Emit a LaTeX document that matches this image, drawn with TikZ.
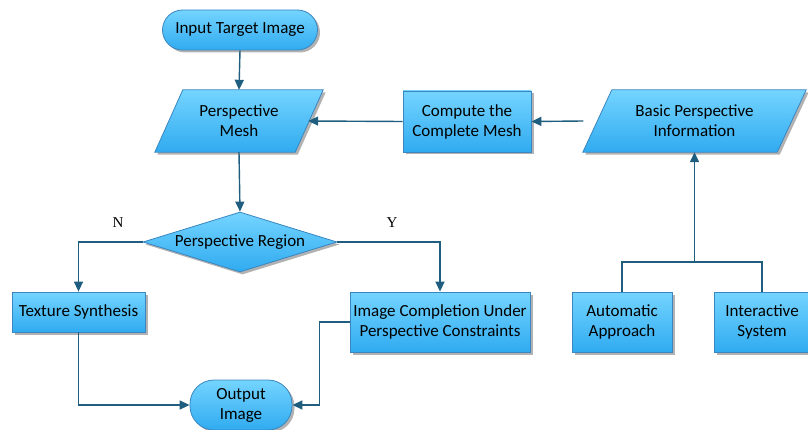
\documentclass[tikz,border=0pt]{standalone}
\usepackage{fontspec}
\setmainfont{Carlito}
\newfontfamily\labfont{Liberation Serif}
\usetikzlibrary{arrows.meta,shapes.geometric,shadows,calc}
\definecolor{lineC}{HTML}{1F5E7E}
\definecolor{edgeC}{HTML}{3A86C0}
\definecolor{topC}{HTML}{74D4FF}
\definecolor{botC}{HTML}{30ABF0}
\begin{document}
\begin{tikzpicture}[x=1pt,y=-1pt,
  shaded/.style={top color=topC, bottom color=botC, draw=edgeC, line width=0.8pt,
    drop shadow={shadow xshift=2.5pt,shadow yshift=-2.5pt,fill=black,opacity=0.3}},
  tfont/.style={font=\fontsize{17}{20}\selectfont},
  rbox/.style={shaded, rectangle, align=center, tfont, inner sep=0pt},
  term/.style={rbox, rounded corners=20pt},
  txt/.style={align=center, tfont, inner sep=0pt},
  conn/.style={draw=lineC, line width=1.4pt},
  arr/.style={conn, -{Triangle[length=10pt,width=9pt]}},
  yn/.style={font=\labfont\fontsize{15}{16}\selectfont, inner sep=0pt}
]
\useasboundingbox (0,0) rectangle (808,430);

% terminals
\node[term, minimum width=155, minimum height=40] (in) at (240,30) {Input Target Image};
\node[term, minimum width=102, minimum height=50, rounded corners=24pt] (out) at (241,405) {Output\\Image};

% parallelograms
\node[txt, minimum width=140, minimum height=62] (pm) at (239,121) {};
\path[shaded] ([xshift=-14pt]pm.south west) -- ([xshift=14pt]pm.north west) -- ([xshift=14pt]pm.north east) -- ([xshift=-14pt]pm.south east) -- cycle;
\node[txt] (pmt) at (pm) {Perspective\\Mesh};

\node[txt, minimum width=194, minimum height=62] (bpi) at (694.5,121) {};
\path[shaded] ([xshift=-14.5pt]bpi.south west) -- ([xshift=14.5pt]bpi.north west) -- ([xshift=14.5pt]bpi.north east) -- ([xshift=-14.5pt]bpi.south east) -- cycle;
\node[txt] (bpit) at (bpi) {Basic Perspective\\Information};

% rectangles
\node[rbox, minimum width=128, minimum height=61] (cm) at (467,121.5) {Compute the\\Complete Mesh};
\node[rbox, minimum width=133, minimum height=40] (ts) at (78.5,312) {Texture Synthesis};
\node[rbox, minimum width=180, minimum height=60] (ic) at (440,322) {Image Completion Under\\Perspective Constraints};
\node[rbox, minimum width=100, minimum height=60] (aa) at (622,322) {Automatic\\Approach};
\node[rbox, minimum width=96, minimum height=60] (is) at (762,322) {Interactive\\System};

% diamond
\node[shaded, diamond, minimum width=194, minimum height=60, inner sep=0pt] (pr) at (240,242) {};
\node[txt] (prt) at (pr) {Perspective Region};

% labels
\node[yn] (nl) at (118,223) {N};
\node[yn] (yl) at (392,223) {Y};

% connectors
\draw[arr] (in.south) -- (pm.north);
\draw[arr] (pm.south) -- (pr.north);
\draw[arr] (cm.west) -- ([xshift=-1pt]pm.east);
\draw[arr] ([xshift=-14pt]bpi.west) -- (cm.east);
\draw[arr] (pr.west) -| (ts.north);
\draw[arr] (pr.east) -| (ic.north);
\draw[arr] (ts.south) |- (out.west);
\draw[arr] (ic.west) -- ++(-30,0) |- (out.east);
\coordinate (j) at (bpi.south |- 0,262);
\draw[conn] (aa.north) |- (j) -| (is.north);
\draw[arr] (j) -- (bpi.south);
\end{tikzpicture}
\end{document}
════════
▶ [What the task requires]:
Write out the material above once more, exactly as it reads, with no pictures.

▶ [Complete response]:
Emit a LaTeX document that matches this image, drawn with TikZ.
\documentclass[tikz,border=0pt]{standalone}
\usepackage{fontspec}
\setmainfont{Carlito}
\newfontfamily\labfont{Liberation Serif}
\usetikzlibrary{arrows.meta,shapes.geometric,shadows,calc}
\definecolor{lineC}{HTML}{1F5E7E}
\definecolor{edgeC}{HTML}{3A86C0}
\definecolor{topC}{HTML}{74D4FF}
\definecolor{botC}{HTML}{30ABF0}
\begin{document}
\begin{tikzpicture}[x=1pt,y=-1pt,
  shaded/.style={top color=topC, bottom color=botC, draw=edgeC, line width=0.8pt,
    drop shadow={shadow xshift=2.5pt,shadow yshift=-2.5pt,fill=black,opacity=0.3}},
  tfont/.style={font=\fontsize{17}{20}\selectfont},
  rbox/.style={shaded, rectangle, align=center, tfont, inner sep=0pt},
  term/.style={rbox, rounded corners=20pt},
  txt/.style={align=center, tfont, inner sep=0pt},
  conn/.style={draw=lineC, line width=1.4pt},
  arr/.style={conn, -{Triangle[length=10pt,width=9pt]}},
  yn/.style={font=\labfont\fontsize{15}{16}\selectfont, inner sep=0pt}
]
\useasboundingbox (0,0) rectangle (808,430);

% terminals
\node[term, minimum width=155, minimum height=40] (in) at (240,30) {Input Target Image};
\node[term, minimum width=102, minimum height=50, rounded corners=24pt] (out) at (241,405) {Output\\Image};

% parallelograms
\node[txt, minimum width=140, minimum height=62] (pm) at (239,121) {};
\path[shaded] ([xshift=-14pt]pm.south west) -- ([xshift=14pt]pm.north west) -- ([xshift=14pt]pm.north east) -- ([xshift=-14pt]pm.south east) -- cycle;
\node[txt] (pmt) at (pm) {Perspective\\Mesh};

\node[txt, minimum width=194, minimum height=62] (bpi) at (694.5,121) {};
\path[shaded] ([xshift=-14.5pt]bpi.south west) -- ([xshift=14.5pt]bpi.north west) -- ([xshift=14.5pt]bpi.north east) -- ([xshift=-14.5pt]bpi.south east) -- cycle;
\node[txt] (bpit) at (bpi) {Basic Perspective\\Information};

% rectangles
\node[rbox, minimum width=128, minimum height=61] (cm) at (467,121.5) {Compute the\\Complete Mesh};
\node[rbox, minimum width=133, minimum height=40] (ts) at (78.5,312) {Texture Synthesis};
\node[rbox, minimum width=180, minimum height=60] (ic) at (440,322) {Image Completion Under\\Perspective Constraints};
\node[rbox, minimum width=100, minimum height=60] (aa) at (622,322) {Automatic\\Approach};
\node[rbox, minimum width=96, minimum height=60] (is) at (762,322) {Interactive\\System};

% diamond
\node[shaded, diamond, minimum width=194, minimum height=60, inner sep=0pt] (pr) at (240,242) {};
\node[txt] (prt) at (pr) {Perspective Region};

% labels
\node[yn] (nl) at (118,223) {N};
\node[yn] (yl) at (392,223) {Y};

% connectors
\draw[arr] (in.south) -- (pm.north);
\draw[arr] (pm.south) -- (pr.north);
\draw[arr] (cm.west) -- ([xshift=-1pt]pm.east);
\draw[arr] ([xshift=-14pt]bpi.west) -- (cm.east);
\draw[arr] (pr.west) -| (ts.north);
\draw[arr] (pr.east) -| (ic.north);
\draw[arr] (ts.south) |- (out.west);
\draw[arr] (ic.west) -- ++(-30,0) |- (out.east);
\coordinate (j) at (bpi.south |- 0,262);
\draw[conn] (aa.north) |- (j) -| (is.north);
\draw[arr] (j) -- (bpi.south);
\end{tikzpicture}
\end{document}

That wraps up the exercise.